Chiropractors looking to start up a new practice…
Chiropractors looking to start up a new practice, buy into an existing practice or simply want to take their existing practice to the next level need to think like an entrepreneur. In this excerpt from my forthcoming book on starting a practice the right way, I explain the need to get comfortable with the role of the entrepreneur. Too often chiropractors get overwhelmed with the technical work of practice, but in order to enjoy real success, chiropractors must remember that a practice is a business, and a business needs a leader.
Think About the Way You Think.
Whether you’ve been practicing for years or are just starting, it’s important to analyze the way you tend to think. We have talked about outdated paradigms, measurements, and indicators within the profession — now it’s time to think about the way we think.
Most chiropractors think about becoming better at diagnosing and treating patients. We want our skills as good as possible to get the best results. Resolution of tough cases, when patients have seen multiple chiropractors, PTs, medical doctors and they feel at the end of their rope — that’s a great feeling. And it happens often. It’s no wonder that most of us focus on getting that feeling faster and more often. Diagnosis, treatment, and patient communication are incredibly important and we’ll be talking a lot about that later. This is the technical work of the chiropractor.

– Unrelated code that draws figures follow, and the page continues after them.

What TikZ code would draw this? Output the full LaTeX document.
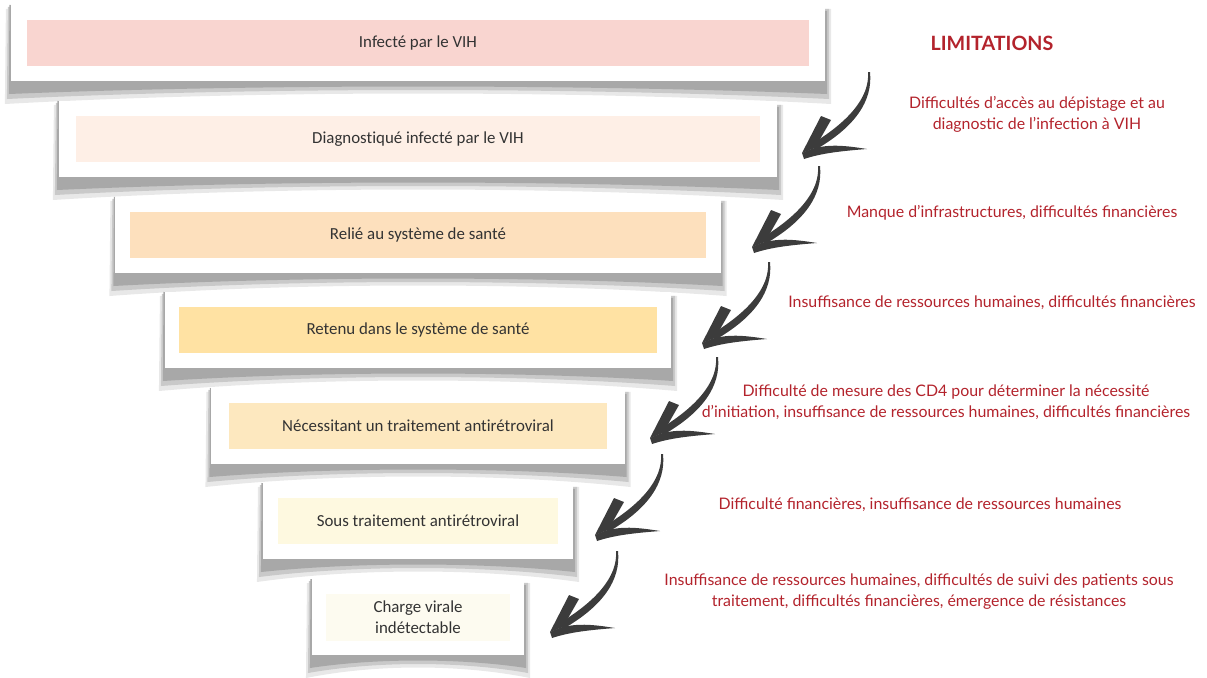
\documentclass[tikz,border=0pt]{standalone}
\usepackage{fontspec}
\setmainfont{Carlito}[Ligatures=NoCommon]
\newfontfamily\gillfont{Lato}
\usetikzlibrary{calc,backgrounds}
\definecolor{limitred}{HTML}{B3232C}
\definecolor{arrowgray}{HTML}{3C3C3C}
\definecolor{barA}{HTML}{F9D5D0}
\definecolor{barB}{HTML}{FEEFE6}
\definecolor{barC}{HTML}{FDE0BD}
\definecolor{barD}{HTML}{FFE2A3}
\definecolor{barE}{HTML}{FDE8BF}
\definecolor{barF}{HTML}{FEF9E0}
\definecolor{barG}{HTML}{FDFBF0}
\tikzset{
  card/.style={rectangle, fill=white, inner sep=0pt, outer sep=0pt, minimum height=1.9cm},
  bar/.style={rectangle, inner sep=0pt, outer sep=0pt, minimum height=1.15cm, align=center,
    text=black!80, font=\fontsize{12}{14.5}\selectfont},
  limit/.style={text=limitred, align=center, font=\gillfont\fontsize{11.3}{15}\selectfont},
  brusharrow/.pic={
    \fill[arrowgray] (66,-81) .. controls (68,-55) and (45,-30) .. (8,-8) -- (13,-3)
      .. controls (53,-26) and (71,-52) .. (68,-81) -- cycle;
    \fill[arrowgray] (0,0) -- (19,-37) -- (29,-33) -- (13,-5) -- cycle;
    \fill[arrowgray] (0,0) .. controls (20,-10) and (40,-8) .. (65,-4)
      .. controls (40,-2) and (20,0) .. (2,6) -- cycle;
  }
}

\begin{document}
\begin{tikzpicture}[x=0.025cm,y=-0.025cm]
  \useasboundingbox (0,0) rectangle (1207,677);

  % cascade of cards
  \node[card, minimum width=20.35cm] (c1) at (418,43) {};
  \node[bar, fill=barA, minimum width=19.525cm] (b1) at (c1) {Infecté par le VIH};

  \node[card, minimum width=17.95cm] (c2) at (418,139) {};
  \node[bar, fill=barB, minimum width=17.1cm] (b2) at (c2) {Diagnostiqué infecté par le VIH};

  \node[card, minimum width=15.125cm] (c3) at (418,235) {};
  \node[bar, fill=barC, minimum width=14.375cm] (b3) at (c3) {Relié au système de santé};

  \node[card, minimum width=12.65cm] (c4) at (418,330) {};
  \node[bar, fill=barD, minimum width=11.925cm] (b4) at (c4) {Retenu dans le système de santé};

  \node[card, minimum width=10.325cm] (c5) at (418,426) {};
  \node[bar, fill=barE, minimum width=9.45cm] (b5) at (c5) {Nécessitant un traitement antirétroviral};

  \node[card, minimum width=7.75cm] (c6) at (418,521) {};
  \node[bar, fill=barF, minimum width=7cm] (b6) at (c6) {Sous traitement antirétroviral};

  \node[card, minimum width=5.3cm] (c7) at (418,617) {};
  \node[bar, fill=barG, minimum width=4.575cm, minimum height=1.175cm] (b7) at (c7) {Charge virale\\indétectable};

  % curled shadows behind the cards
  \begin{scope}[on background layer]
    \foreach \c in {c1,c2,c3,c4,c5,c6,c7} {
      \fill[gray!18] ($(\c.north west)+(-5,4)$) -- ($(\c.south west)+(-6,23)$)
        .. controls ($(\c.south west)!0.3!(\c.south east)+(0,9)$) and ($(\c.south west)!0.7!(\c.south east)+(0,9)$)
        .. ($(\c.south east)+(6,23)$) -- ($(\c.north east)+(6,4)$) -- cycle;
      \fill[gray!42] ($(\c.north west)+(-3,2)$) -- ($(\c.south west)+(-4,18)$)
        .. controls ($(\c.south west)!0.3!(\c.south east)+(0,6)$) and ($(\c.south west)!0.7!(\c.south east)+(0,6)$)
        .. ($(\c.south east)+(4,18)$) -- ($(\c.north east)+(4,4)$) -- cycle;
      \fill[gray!68] ($(\c.north west)+(-1.5,0)$) -- ($(\c.south west)+(-2,13)$)
        .. controls ($(\c.south west)!0.3!(\c.south east)+(0,3)$) and ($(\c.south west)!0.7!(\c.south east)+(0,3)$)
        .. ($(\c.south east)+(2,13)$) -- ($(\c.north east)+(2,6)$) -- cycle;
    }
  \end{scope}

  % brush arrows
  \pic at (802,153) {brusharrow};
  \pic at (752,247) {brusharrow};
  \pic at (702,343) {brusharrow};
  \pic at (650,438) {brusharrow};
  \pic at (595,535) {brusharrow};
  \pic at (550,632) {brusharrow};

  % limitations
  \node[limit, font=\gillfont\bfseries\fontsize{14}{16}\selectfont] (limits) at (992,43) {LIMITATIONS};
  \node[limit] (lim1) at (1037,114) {Difficultés d’accès au dépistage et au\\diagnostic de l’infection à VIH};
  \node[limit] (lim2) at (1012,213) {Manque d’infrastructures, difficultés financières};
  \node[limit] (lim3) at (992,303) {Insuffisance de ressources humaines, difficultés financières};
  \node[limit] (lim4) at (946,402) {Difficulté de mesure des CD4 pour déterminer la nécessité\\d’initiation, insuffisance de ressources humaines, difficultés financières};
  \node[limit] (lim5) at (920,505) {Difficulté financières, insuffisance de ressources humaines};
  \node[limit] (lim6) at (919,592) {Insuffisance de ressources humaines, difficultés de suivi des patients sous\\traitement, difficultés financières, émergence de résistances};
\end{tikzpicture}
\end{document}
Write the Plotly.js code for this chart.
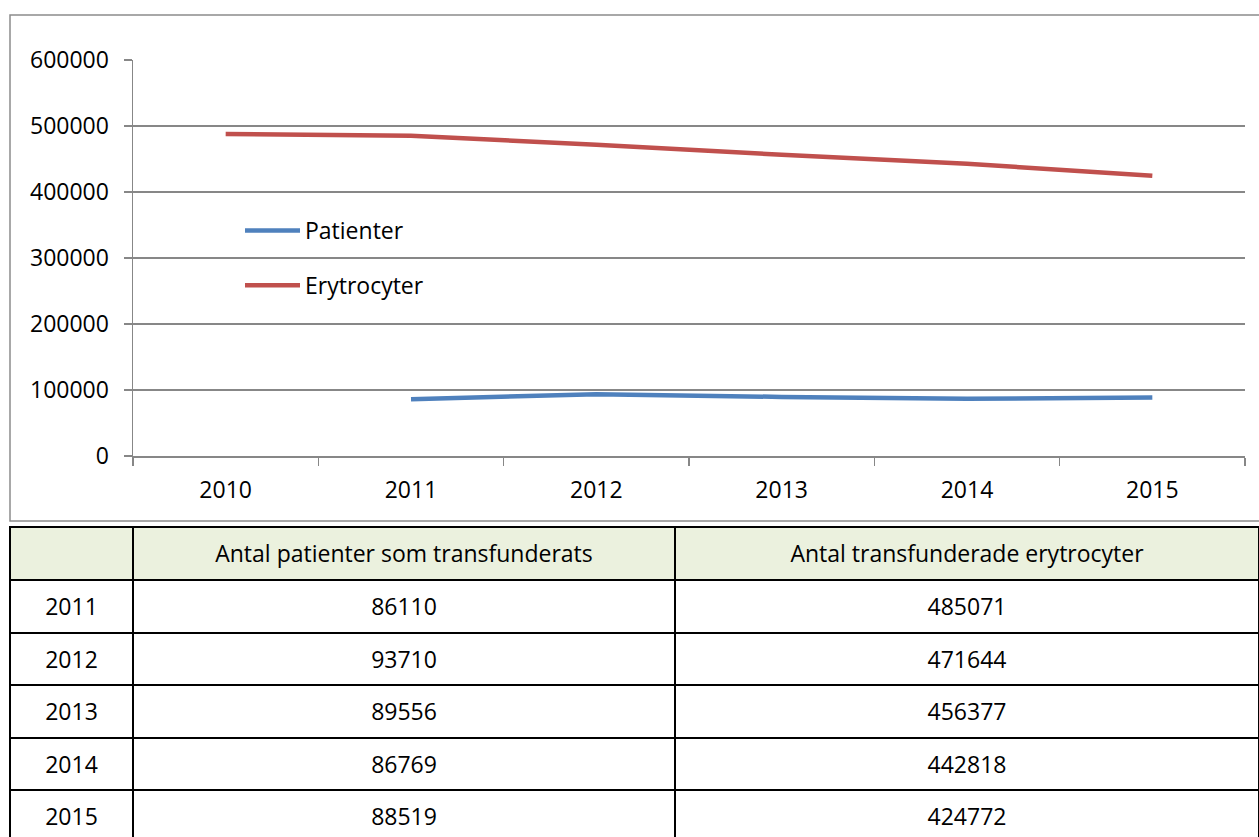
<!DOCTYPE html>
<html>
<head>
<meta charset="utf-8">
<script src="https://cdn.plot.ly/plotly-3.0.1.min.js"></script>
<style>html,body{margin:0;padding:0;background:#fff;}#chart{width:1259px;height:837px;}</style>
</head>
<body>
<div id="chart"></div>
<script>
// ---- data ----
const years = ['2010', '2011', '2012', '2013', '2014', '2015'];
const patienter = [null, 86110, 93710, 89556, 86769, 88519];
const erytrocyter = [488000, 485071, 471644, 456377, 442818, 424772];
const seriesNames = ['Patienter', 'Erytrocyter'];
const tableYears = ['2011', '2012', '2013', '2014', '2015'];
const tablePatienter = [86110, 93710, 89556, 86769, 88519];
const tableErytrocyter = [485071, 471644, 456377, 442818, 424772];
const tableHeaders = ['', 'Antal patienter som transfunderats', 'Antal transfunderade erytrocyter'];

const W = 1259, H = 837;
const FONT = 'Open Sans, sans-serif';
const FS = 23;
const px = v => v / W;
const py = v => (H - v) / H;

const tableValues = [tableYears, tablePatienter, tableErytrocyter];
const blank = arr => arr.map(() => '');

// grid + fills of the table (no text)
const tableGrid = {
  type: 'table',
  domain: {x: [px(10), 1], y: [0, py(527)]},
  columnwidth: [123, 542, 584],
  header: {
    values: blank(tableHeaders),
    fill: {color: '#EBF1DE'},
    line: {color: '#000000', width: 2},
    height: 53,
    font: {family: FONT, size: FS, color: '#000000'}
  },
  cells: {
    values: tableValues.map(blank),
    fill: {color: '#FFFFFF'},
    line: {color: '#000000', width: 2},
    height: 52.5,
    font: {family: FONT, size: FS, color: '#000000'}
  }
};
// text layer of the table, lowered so the text sits centred in each cell
const tableText = {
  type: 'table',
  domain: {x: [px(10), 1], y: [0, py(537)]},
  columnwidth: [123, 542, 584],
  header: {
    values: tableHeaders,
    fill: {color: 'rgba(0,0,0,0)'},
    line: {color: 'rgba(0,0,0,0)', width: 0},
    align: 'center',
    height: 53,
    font: {family: FONT, size: FS, color: '#000000'}
  },
  cells: {
    values: tableValues,
    fill: {color: 'rgba(0,0,0,0)'},
    line: {color: 'rgba(0,0,0,0)', width: 0},
    align: 'center',
    height: 52.5,
    font: {family: FONT, size: FS, color: '#000000'}
  }
};

const traces = [
  {
    type: 'scatter', mode: 'lines', x: years, y: patienter, name: seriesNames[0],
    line: {color: '#4F81BD', width: 4.5}, legendgroup: 'a', connectgaps: false
  },
  {
    type: 'scatter', mode: 'lines', x: years, y: erytrocyter, name: seriesNames[1],
    line: {color: '#C0504D', width: 4.5}, legendgroup: 'b'
  },
  tableGrid,
  tableText
];

const layout = {
  width: W, height: H,
  margin: {l: 0, r: 0, t: 0, b: 0},
  paper_bgcolor: '#FFFFFF', plot_bgcolor: '#FFFFFF',
  font: {family: FONT, size: FS, color: '#000000'},
  showlegend: true,
  legend: {
    x: px(240), y: py(209), xanchor: 'left', yanchor: 'top',
    bgcolor: 'rgba(0,0,0,0)', borderwidth: 0,
    tracegroupgap: 22, traceorder: 'grouped', itemwidth: 55,
    font: {family: FONT, size: FS, color: '#000000'}
  },
  xaxis: {
    type: 'category', domain: [px(133), px(1245)], range: [-0.5, 5.5],
    tickson: 'boundaries', ticks: 'outside', ticklen: 8, tickwidth: 1.5, tickcolor: '#878787',
    showline: true, linecolor: '#878787', linewidth: 1.5,
    showgrid: false, zeroline: false, automargin: false,
    ticklabelstandoff: 13,
    tickfont: {family: FONT, size: FS, color: '#000000'}
  },
  yaxis: {
    domain: [py(456), py(60)], range: [0, 600000], dtick: 100000, tick0: 0,
    tickformat: 'd',
    ticks: 'outside', ticklen: 8, tickwidth: 1.5, tickcolor: '#878787',
    showline: true, linecolor: '#878787', linewidth: 1.5,
    showgrid: true, gridcolor: '#878787', gridwidth: 1.5,
    zeroline: false, automargin: false,
    ticklabelstandoff: 10,
    tickfont: {family: FONT, size: FS, color: '#000000'}
  },
  shapes: [
    {type: 'rect', xref: 'paper', yref: 'paper', x0: px(10), x1: px(1275), y0: py(521), y1: py(15),
     line: {color: '#8C8C8C', width: 1.5}, fillcolor: 'rgba(0,0,0,0)', layer: 'below'}
  ]
};

Plotly.newPlot('chart', traces, layout, {displayModeBar: false, staticPlot: true});
</script>
</body>
</html>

When we think this way we are thinking like a technician. Improving and utilizing our technical skills. When we look for courses to improve our manual therapy skills or seek out new modalities like laser, decompression, nutrition, and shock wave therapy we are thinking like a technician. As successful chiropractic business owners, and chiropractors looking to start up a new practice we must also accept the role of the entrepreneur, and we must begin to think like an entrepreneur.
The Entrepreneur Mindset.
As entrepreneurs, we must look at the business from a broader perspective. We must shed the biases, techniques, schemes, and practices of the past. We need to think creatively. You’ll need to imagine a business without the limitations of technical thinking. This is the big picture. This requires you to set aside time for entrepreneurial thinking. This is scheduled time outside of the technical work of seeing patients, doing notes, and paying bills. If you don’t think you have time to do it, good… you’ve just identified a major reason why your practice is not where it should be.
Managing your thinking and managing your time are the first steps to creating the practice you envision. It takes courage to set aside time for this when the pressing issues of the day are upon you. Epictetus said, “Persist and resist…” Persist in working diligently towards your goals and resist the distractions that appear. Let’s be honest sometimes those distractions seem quite important, urgent even.
In The War of Art, Steven Pressfield describes an almost-mythical force of “resistance”. Resistance is what keeps you from getting the work done. The big work, the creative work, the entrepreneurial work. Resistance disguises itself as pressing matters, emergencies, fatigue, and all other types of apparently-reasonable excuses for not doing the important work. The big work, in this case, is entrepreneurial, or strategic thinking. Strategic thinking is the way we think about our business without the day-to-day minutia. When working in our business as the technician gets in the way of the time we set aside for entrepreneurial thinking — that’s resistance. Epictetus might tell us to “resist the resistance”.